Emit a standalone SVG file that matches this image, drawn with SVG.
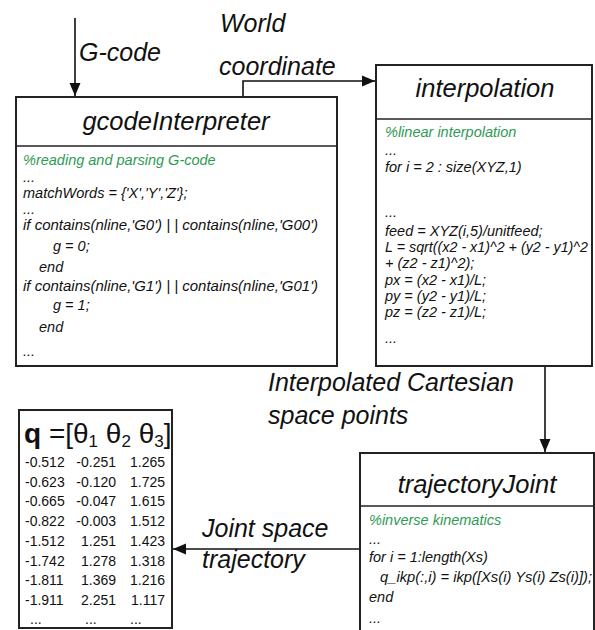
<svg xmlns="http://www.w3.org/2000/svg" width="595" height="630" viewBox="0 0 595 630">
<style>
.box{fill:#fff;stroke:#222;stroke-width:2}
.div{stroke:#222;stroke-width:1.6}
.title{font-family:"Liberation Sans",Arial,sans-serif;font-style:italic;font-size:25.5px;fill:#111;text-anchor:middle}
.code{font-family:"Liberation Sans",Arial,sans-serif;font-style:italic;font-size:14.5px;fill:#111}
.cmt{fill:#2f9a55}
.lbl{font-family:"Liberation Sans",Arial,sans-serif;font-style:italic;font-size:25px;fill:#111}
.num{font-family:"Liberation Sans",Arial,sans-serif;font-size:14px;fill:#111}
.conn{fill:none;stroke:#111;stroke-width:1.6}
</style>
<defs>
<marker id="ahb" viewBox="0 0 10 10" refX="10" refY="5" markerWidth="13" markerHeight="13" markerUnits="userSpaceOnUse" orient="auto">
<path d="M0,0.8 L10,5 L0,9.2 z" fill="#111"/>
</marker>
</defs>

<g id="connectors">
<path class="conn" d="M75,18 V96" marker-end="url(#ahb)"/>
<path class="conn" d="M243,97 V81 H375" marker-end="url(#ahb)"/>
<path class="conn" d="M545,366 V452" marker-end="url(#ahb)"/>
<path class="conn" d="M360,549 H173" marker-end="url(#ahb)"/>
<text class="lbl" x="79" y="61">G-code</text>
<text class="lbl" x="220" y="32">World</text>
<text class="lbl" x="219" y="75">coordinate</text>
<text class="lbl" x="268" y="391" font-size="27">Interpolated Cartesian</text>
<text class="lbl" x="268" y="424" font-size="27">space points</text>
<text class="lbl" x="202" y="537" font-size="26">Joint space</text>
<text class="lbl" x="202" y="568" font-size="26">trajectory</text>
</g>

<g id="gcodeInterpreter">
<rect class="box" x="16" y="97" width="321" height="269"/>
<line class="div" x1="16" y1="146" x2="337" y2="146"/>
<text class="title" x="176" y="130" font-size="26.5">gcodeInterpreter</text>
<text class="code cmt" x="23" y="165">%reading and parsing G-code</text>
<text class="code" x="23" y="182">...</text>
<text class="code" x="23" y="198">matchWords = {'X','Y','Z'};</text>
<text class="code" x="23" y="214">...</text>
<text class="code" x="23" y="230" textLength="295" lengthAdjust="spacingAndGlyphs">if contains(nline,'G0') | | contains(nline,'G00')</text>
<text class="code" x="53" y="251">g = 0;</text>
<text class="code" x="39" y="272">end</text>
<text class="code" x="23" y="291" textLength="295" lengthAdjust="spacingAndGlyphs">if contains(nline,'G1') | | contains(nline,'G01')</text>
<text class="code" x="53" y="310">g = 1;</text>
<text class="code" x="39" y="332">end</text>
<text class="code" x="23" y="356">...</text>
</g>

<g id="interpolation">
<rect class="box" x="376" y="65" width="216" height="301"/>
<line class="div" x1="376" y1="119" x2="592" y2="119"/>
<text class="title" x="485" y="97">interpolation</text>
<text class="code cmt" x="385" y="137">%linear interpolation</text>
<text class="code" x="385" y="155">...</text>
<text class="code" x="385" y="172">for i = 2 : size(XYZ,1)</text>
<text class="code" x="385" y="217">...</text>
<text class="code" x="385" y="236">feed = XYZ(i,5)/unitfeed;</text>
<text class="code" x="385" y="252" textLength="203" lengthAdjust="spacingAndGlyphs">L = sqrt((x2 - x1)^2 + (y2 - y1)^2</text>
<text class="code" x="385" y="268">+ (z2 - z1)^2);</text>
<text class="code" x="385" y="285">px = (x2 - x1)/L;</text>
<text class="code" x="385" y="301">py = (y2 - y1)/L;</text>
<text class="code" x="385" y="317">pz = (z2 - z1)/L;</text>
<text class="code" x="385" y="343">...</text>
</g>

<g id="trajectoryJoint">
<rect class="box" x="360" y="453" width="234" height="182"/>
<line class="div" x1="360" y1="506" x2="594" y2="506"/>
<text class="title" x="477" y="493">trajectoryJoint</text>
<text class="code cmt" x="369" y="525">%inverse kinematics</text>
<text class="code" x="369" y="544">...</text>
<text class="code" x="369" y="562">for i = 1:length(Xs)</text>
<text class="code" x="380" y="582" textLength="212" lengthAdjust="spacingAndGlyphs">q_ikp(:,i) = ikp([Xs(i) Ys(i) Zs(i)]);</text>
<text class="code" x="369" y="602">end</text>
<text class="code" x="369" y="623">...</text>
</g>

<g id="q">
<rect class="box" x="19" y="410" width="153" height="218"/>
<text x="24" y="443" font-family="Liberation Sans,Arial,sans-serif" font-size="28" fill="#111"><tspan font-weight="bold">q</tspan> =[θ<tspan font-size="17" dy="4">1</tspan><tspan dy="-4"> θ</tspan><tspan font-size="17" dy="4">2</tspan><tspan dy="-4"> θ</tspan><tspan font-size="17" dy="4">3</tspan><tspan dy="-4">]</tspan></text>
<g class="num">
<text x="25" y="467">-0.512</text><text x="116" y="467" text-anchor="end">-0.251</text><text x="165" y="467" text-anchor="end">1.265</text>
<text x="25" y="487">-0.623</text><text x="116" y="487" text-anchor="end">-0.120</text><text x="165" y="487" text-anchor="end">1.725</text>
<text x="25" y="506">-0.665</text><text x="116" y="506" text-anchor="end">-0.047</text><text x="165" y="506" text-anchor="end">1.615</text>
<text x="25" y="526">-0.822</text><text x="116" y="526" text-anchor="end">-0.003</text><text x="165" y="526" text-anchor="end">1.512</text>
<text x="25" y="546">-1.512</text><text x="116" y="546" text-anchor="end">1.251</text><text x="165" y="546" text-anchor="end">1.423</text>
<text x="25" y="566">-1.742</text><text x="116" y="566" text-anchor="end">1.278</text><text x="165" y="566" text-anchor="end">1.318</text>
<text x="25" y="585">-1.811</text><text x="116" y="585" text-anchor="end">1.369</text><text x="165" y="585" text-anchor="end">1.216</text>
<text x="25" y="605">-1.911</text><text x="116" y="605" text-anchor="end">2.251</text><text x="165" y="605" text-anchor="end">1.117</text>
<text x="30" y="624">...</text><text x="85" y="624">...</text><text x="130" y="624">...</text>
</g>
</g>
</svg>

...

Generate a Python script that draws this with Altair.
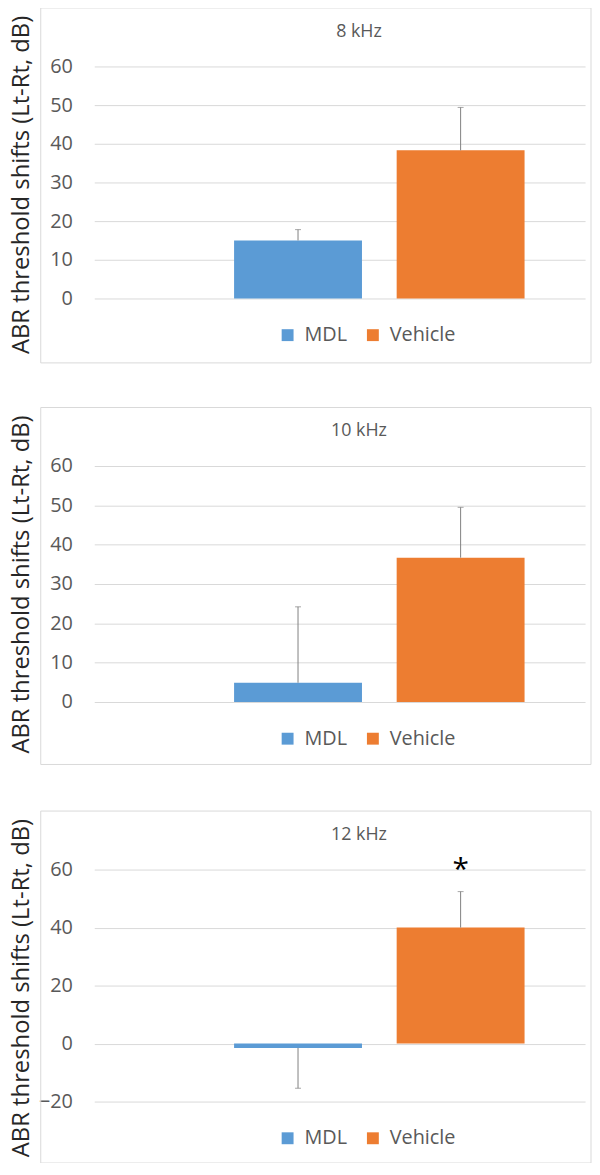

* * *

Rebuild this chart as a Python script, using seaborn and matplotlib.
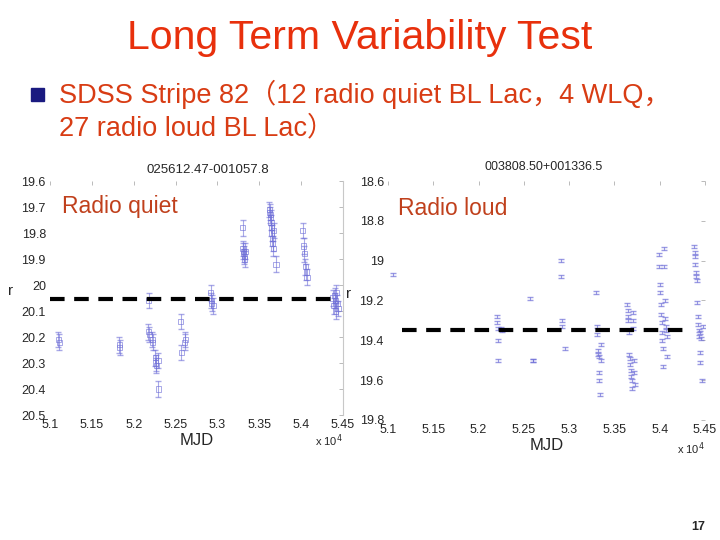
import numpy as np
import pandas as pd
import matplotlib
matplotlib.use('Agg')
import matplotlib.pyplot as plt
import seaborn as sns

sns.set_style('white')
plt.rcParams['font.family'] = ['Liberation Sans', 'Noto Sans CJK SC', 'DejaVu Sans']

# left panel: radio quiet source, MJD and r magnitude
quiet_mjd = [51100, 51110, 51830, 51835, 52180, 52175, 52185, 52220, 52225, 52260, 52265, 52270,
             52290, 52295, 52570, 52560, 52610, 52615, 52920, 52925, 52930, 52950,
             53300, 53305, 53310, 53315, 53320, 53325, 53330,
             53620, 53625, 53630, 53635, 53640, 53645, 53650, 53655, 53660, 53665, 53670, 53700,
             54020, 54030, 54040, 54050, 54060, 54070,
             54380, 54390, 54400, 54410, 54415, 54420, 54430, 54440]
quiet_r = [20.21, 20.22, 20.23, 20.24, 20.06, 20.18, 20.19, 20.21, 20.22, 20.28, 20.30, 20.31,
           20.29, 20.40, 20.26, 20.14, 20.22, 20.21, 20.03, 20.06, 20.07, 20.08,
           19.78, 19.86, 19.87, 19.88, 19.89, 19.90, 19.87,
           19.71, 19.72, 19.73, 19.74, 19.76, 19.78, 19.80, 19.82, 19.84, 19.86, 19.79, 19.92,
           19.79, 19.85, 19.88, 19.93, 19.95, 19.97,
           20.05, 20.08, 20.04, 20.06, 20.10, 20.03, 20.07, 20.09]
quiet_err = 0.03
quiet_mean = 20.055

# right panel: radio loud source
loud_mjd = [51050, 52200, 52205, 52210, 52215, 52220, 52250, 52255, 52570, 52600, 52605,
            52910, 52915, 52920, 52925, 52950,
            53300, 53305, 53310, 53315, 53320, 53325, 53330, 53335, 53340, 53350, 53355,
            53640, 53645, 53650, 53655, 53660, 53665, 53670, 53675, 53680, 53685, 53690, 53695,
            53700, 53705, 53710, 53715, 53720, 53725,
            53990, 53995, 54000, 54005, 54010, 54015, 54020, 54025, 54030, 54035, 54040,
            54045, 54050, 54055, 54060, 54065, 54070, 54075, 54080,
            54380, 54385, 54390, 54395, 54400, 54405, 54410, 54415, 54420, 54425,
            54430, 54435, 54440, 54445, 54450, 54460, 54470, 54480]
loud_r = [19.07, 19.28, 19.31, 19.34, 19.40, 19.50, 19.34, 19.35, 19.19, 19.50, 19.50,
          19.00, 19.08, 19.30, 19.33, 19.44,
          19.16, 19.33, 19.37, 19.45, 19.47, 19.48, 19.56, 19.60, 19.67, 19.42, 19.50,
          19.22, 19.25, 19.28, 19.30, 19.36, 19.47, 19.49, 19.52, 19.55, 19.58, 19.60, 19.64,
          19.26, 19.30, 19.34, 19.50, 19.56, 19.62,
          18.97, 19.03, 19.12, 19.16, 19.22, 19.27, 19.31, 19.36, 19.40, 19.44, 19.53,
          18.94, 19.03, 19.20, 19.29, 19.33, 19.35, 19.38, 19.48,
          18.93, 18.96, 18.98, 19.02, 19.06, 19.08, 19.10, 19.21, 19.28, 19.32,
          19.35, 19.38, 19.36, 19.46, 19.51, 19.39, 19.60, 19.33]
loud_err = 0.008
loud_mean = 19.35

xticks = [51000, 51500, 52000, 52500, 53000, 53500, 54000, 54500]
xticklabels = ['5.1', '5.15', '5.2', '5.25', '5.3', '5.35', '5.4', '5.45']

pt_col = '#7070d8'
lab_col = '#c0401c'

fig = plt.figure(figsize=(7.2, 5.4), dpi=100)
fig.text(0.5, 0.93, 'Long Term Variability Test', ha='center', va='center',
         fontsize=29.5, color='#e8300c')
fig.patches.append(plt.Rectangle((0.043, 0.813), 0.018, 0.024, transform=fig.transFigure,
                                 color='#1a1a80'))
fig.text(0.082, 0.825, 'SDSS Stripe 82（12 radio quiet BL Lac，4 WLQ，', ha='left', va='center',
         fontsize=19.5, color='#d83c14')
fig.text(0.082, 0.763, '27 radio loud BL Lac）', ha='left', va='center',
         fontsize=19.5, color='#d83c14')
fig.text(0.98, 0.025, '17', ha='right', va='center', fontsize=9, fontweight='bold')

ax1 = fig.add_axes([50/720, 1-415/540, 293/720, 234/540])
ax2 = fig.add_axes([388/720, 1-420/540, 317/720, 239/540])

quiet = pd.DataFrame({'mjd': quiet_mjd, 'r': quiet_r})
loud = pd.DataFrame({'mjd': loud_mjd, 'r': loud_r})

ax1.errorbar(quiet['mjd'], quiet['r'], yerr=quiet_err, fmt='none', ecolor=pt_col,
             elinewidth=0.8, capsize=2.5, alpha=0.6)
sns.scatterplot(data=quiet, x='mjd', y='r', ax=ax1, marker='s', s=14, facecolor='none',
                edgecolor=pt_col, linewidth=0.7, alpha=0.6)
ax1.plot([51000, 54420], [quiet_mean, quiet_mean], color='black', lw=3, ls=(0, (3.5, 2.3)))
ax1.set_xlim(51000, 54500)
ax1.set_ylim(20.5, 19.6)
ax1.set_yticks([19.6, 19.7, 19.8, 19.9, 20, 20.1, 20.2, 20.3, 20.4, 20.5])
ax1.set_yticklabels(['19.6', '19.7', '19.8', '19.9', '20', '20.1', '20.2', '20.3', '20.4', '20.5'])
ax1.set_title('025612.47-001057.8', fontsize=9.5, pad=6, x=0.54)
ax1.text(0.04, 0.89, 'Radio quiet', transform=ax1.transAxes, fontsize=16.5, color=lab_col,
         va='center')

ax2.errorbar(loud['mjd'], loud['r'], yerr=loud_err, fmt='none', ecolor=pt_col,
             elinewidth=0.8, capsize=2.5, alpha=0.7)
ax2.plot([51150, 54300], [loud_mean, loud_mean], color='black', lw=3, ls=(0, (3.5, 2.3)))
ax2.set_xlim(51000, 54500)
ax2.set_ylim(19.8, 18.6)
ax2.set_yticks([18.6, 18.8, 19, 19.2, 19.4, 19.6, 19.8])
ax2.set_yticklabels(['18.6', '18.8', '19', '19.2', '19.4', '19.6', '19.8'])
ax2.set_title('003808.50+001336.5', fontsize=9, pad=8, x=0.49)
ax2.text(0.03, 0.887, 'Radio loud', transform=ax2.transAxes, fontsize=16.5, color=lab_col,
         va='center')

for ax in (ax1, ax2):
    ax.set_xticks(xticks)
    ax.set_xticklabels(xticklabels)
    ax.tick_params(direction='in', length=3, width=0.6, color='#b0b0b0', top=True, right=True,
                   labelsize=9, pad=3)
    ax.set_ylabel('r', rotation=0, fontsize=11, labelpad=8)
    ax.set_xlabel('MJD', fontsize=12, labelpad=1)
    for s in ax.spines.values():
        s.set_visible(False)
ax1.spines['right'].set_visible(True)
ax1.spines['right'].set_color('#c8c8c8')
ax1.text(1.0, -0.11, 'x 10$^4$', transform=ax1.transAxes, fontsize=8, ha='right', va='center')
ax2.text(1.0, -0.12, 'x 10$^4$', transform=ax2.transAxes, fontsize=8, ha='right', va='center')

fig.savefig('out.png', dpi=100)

## Task
Only the lines from the one containing "Rebuild this chart" down to the one containing "plt.rcParams['font.family'] = ['Liberation" should be copied, exactly and with both ends kept. Drop the pictures.

## Task response
Rebuild this chart as a Python script, using seaborn and matplotlib.
import numpy as np
import pandas as pd
import matplotlib
matplotlib.use('Agg')
import matplotlib.pyplot as plt
import seaborn as sns

sns.set_style('white')
plt.rcParams['font.family'] = ['Liberation Sans', 'Noto Sans CJK SC', 'DejaVu Sans']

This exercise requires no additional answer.